[MEncoder-users] Encoding animation without shuttering

Reimar Döffinger Reimar.Doeffinger at gmx.de
Mon Feb 20 22:33:32 CET 2012


On 20 Feb 2012, at 22:13, "Tomasz Jamroszczak" <jamrok at gazeta.pl> wrote:
>    Hello.
>    I'm new on this list, and new to video encoding.  However I'm responsible for a presentation of some animations, and every now and then I need to encode something.  Recently I've received 6 minutes animation weighting 5GB, in 900x600 resolution, but the animation is quite static.  What's funny, it does look good when played with Media Player Classic.  Mplayer can play only two seconds, then stops.  I need to make the file smaller.  I managed to encode it to 76MB, but the problem is, I'm experiencing jittering during scene switch (fade-in, fade-out) and scrolling of whole view.  Size is not that important (well, it can't be 1GB/s), but I really need smooth video.  I'd rather like not to have compression artifacts.
> 
>    My encoding options are following:
> 
> mencoder in.mov -o out.avi -ovc x264 -x264encopts subq=9:crf=21:keyint=250:partitions=all:8x8dct:me=umh:frameref=5:bframes=5:weight_b:deblock=1,1:cabac:qp_min=18:qp_max=51:ip_factor=1.4:pb_factor=1.4:qcomp=0.6:direct_pred=auto:me_range=16:chroma_me:mixed_refs:trellis=2:deadzone_inter=21:deadzone_intra=11:nofast_pskip:dct_decimate:nr=0:nointerlaced:psnr:ref=10 -oac pcm
> 
>    I have to admit, I don't understand most of the options.  What can I do, to encode non-choppy video?

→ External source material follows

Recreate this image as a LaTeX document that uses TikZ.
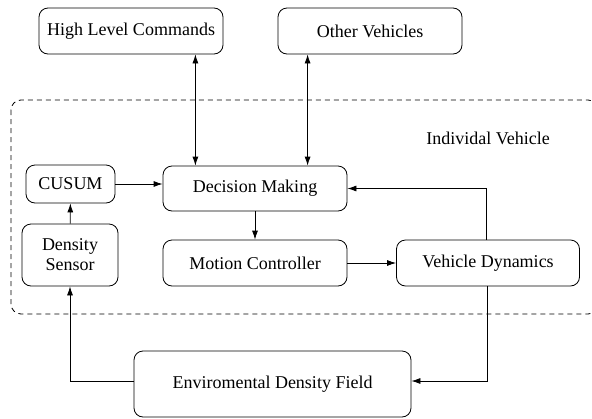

Not sure what you mean by "jittering", but please use x264 profiles, like "slow" instead of all those options (except for crf, that one you'll still need).
Especially setting qp_min is just wrong when you want high quality and don't care much about size.
Also crf=21 is rather high for your purposes.
If whatever you use to play back supports it, you should probably also encode to 10 bit, it should give better quality especially with animation.
Though honestly with 6 minutes of 900x600 the only thing you probably _need_ to do is get rid of all the really horrible options and set a low crf value.
Even MPEG-2 would manage to do what you want without effort (using qscale=2) I'm quite convinced (DVDs are MPEG-2 and store over 100 minutes in 4 GB in good quality with lots of audio tracks).